▼
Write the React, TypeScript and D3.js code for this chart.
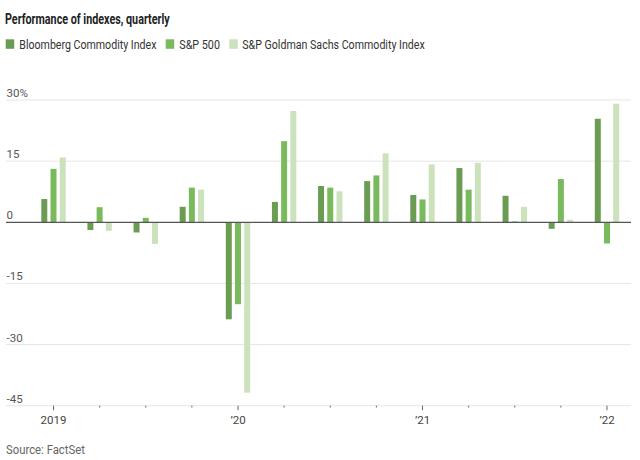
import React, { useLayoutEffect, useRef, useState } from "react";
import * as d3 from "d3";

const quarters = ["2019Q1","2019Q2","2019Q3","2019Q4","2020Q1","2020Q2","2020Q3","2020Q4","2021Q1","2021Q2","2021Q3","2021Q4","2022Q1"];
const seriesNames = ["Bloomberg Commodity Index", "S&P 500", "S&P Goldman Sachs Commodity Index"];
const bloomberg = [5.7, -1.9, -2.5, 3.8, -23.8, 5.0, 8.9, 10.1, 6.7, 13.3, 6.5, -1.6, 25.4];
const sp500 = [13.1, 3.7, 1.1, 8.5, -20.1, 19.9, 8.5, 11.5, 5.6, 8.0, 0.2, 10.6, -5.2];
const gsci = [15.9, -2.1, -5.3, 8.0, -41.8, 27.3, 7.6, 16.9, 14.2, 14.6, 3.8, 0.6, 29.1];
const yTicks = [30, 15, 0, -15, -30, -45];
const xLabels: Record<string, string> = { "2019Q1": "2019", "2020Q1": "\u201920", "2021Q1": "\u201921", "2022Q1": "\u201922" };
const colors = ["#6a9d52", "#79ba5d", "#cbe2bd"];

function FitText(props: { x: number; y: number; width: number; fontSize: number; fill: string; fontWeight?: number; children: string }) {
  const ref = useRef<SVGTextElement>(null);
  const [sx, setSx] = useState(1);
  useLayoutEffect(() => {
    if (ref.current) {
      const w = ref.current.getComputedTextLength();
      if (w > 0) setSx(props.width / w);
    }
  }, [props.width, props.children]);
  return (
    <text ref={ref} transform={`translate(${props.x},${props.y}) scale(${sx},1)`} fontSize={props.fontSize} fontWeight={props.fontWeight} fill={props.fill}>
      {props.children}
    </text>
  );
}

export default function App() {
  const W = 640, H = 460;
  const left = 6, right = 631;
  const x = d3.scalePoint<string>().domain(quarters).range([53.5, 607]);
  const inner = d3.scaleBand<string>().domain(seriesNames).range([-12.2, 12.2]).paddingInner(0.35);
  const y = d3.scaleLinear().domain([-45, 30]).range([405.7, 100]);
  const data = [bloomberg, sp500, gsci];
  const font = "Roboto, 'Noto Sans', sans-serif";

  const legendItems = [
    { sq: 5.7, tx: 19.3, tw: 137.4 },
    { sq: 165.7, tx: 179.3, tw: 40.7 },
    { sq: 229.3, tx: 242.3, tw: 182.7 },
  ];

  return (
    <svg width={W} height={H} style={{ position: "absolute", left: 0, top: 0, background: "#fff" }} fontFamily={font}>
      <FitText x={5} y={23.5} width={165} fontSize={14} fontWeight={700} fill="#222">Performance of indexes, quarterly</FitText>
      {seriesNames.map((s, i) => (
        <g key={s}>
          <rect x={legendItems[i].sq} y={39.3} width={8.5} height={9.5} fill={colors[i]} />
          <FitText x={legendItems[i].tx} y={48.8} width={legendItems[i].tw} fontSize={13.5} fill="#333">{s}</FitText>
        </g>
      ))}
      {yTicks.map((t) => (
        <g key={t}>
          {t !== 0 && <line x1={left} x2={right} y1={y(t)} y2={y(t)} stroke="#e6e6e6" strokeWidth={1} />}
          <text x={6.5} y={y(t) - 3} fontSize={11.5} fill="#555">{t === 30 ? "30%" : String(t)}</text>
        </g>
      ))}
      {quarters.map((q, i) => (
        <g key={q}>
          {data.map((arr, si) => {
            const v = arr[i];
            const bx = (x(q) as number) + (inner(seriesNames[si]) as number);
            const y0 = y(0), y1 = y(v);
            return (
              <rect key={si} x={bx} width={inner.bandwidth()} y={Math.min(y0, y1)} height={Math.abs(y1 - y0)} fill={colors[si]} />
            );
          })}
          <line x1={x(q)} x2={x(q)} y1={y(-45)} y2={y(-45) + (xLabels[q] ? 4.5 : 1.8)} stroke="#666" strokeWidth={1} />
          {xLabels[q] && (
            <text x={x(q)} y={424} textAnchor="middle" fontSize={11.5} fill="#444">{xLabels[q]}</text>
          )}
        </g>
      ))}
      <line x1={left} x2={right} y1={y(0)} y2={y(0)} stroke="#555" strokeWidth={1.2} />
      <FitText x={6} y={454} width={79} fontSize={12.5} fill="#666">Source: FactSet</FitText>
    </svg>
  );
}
▲
Take the data above and repeat it exactly, leaving each picture out.

» Worked answer
Write the React, TypeScript and D3.js code for this chart.
import React, { useLayoutEffect, useRef, useState } from "react";
import * as d3 from "d3";

const quarters = ["2019Q1","2019Q2","2019Q3","2019Q4","2020Q1","2020Q2","2020Q3","2020Q4","2021Q1","2021Q2","2021Q3","2021Q4","2022Q1"];
const seriesNames = ["Bloomberg Commodity Index", "S&P 500", "S&P Goldman Sachs Commodity Index"];
const bloomberg = [5.7, -1.9, -2.5, 3.8, -23.8, 5.0, 8.9, 10.1, 6.7, 13.3, 6.5, -1.6, 25.4];
const sp500 = [13.1, 3.7, 1.1, 8.5, -20.1, 19.9, 8.5, 11.5, 5.6, 8.0, 0.2, 10.6, -5.2];
const gsci = [15.9, -2.1, -5.3, 8.0, -41.8, 27.3, 7.6, 16.9, 14.2, 14.6, 3.8, 0.6, 29.1];
const yTicks = [30, 15, 0, -15, -30, -45];
const xLabels: Record<string, string> = { "2019Q1": "2019", "2020Q1": "\u201920", "2021Q1": "\u201921", "2022Q1": "\u201922" };
const colors = ["#6a9d52", "#79ba5d", "#cbe2bd"];

function FitText(props: { x: number; y: number; width: number; fontSize: number; fill: string; fontWeight?: number; children: string }) {
  const ref = useRef<SVGTextElement>(null);
  const [sx, setSx] = useState(1);
  useLayoutEffect(() => {
    if (ref.current) {
      const w = ref.current.getComputedTextLength();
      if (w > 0) setSx(props.width / w);
    }
  }, [props.width, props.children]);
  return (
    <text ref={ref} transform={`translate(${props.x},${props.y}) scale(${sx},1)`} fontSize={props.fontSize} fontWeight={props.fontWeight} fill={props.fill}>
      {props.children}
    </text>
  );
}

export default function App() {
  const W = 640, H = 460;
  const left = 6, right = 631;
  const x = d3.scalePoint<string>().domain(quarters).range([53.5, 607]);
  const inner = d3.scaleBand<string>().domain(seriesNames).range([-12.2, 12.2]).paddingInner(0.35);
  const y = d3.scaleLinear().domain([-45, 30]).range([405.7, 100]);
  const data = [bloomberg, sp500, gsci];
  const font = "Roboto, 'Noto Sans', sans-serif";

  const legendItems = [
    { sq: 5.7, tx: 19.3, tw: 137.4 },
    { sq: 165.7, tx: 179.3, tw: 40.7 },
    { sq: 229.3, tx: 242.3, tw: 182.7 },
  ];

  return (
    <svg width={W} height={H} style={{ position: "absolute", left: 0, top: 0, background: "#fff" }} fontFamily={font}>
      <FitText x={5} y={23.5} width={165} fontSize={14} fontWeight={700} fill="#222">Performance of indexes, quarterly</FitText>
      {seriesNames.map((s, i) => (
        <g key={s}>
          <rect x={legendItems[i].sq} y={39.3} width={8.5} height={9.5} fill={colors[i]} />
          <FitText x={legendItems[i].tx} y={48.8} width={legendItems[i].tw} fontSize={13.5} fill="#333">{s}</FitText>
        </g>
      ))}
      {yTicks.map((t) => (
        <g key={t}>
          {t !== 0 && <line x1={left} x2={right} y1={y(t)} y2={y(t)} stroke="#e6e6e6" strokeWidth={1} />}
          <text x={6.5} y={y(t) - 3} fontSize={11.5} fill="#555">{t === 30 ? "30%" : String(t)}</text>
        </g>
      ))}
      {quarters.map((q, i) => (
        <g key={q}>
          {data.map((arr, si) => {
            const v = arr[i];
            const bx = (x(q) as number) + (inner(seriesNames[si]) as number);
            const y0 = y(0), y1 = y(v);
            return (
              <rect key={si} x={bx} width={inner.bandwidth()} y={Math.min(y0, y1)} height={Math.abs(y1 - y0)} fill={colors[si]} />
            );
          })}
          <line x1={x(q)} x2={x(q)} y1={y(-45)} y2={y(-45) + (xLabels[q] ? 4.5 : 1.8)} stroke="#666" strokeWidth={1} />
          {xLabels[q] && (
            <text x={x(q)} y={424} textAnchor="middle" fontSize={11.5} fill="#444">{xLabels[q]}</text>
          )}
        </g>
      ))}
      <line x1={left} x2={right} y1={y(0)} y2={y(0)} stroke="#555" strokeWidth={1.2} />
      <FitText x={6} y={454} width={79} fontSize={12.5} fill="#666">Source: FactSet</FitText>
    </svg>
  );
}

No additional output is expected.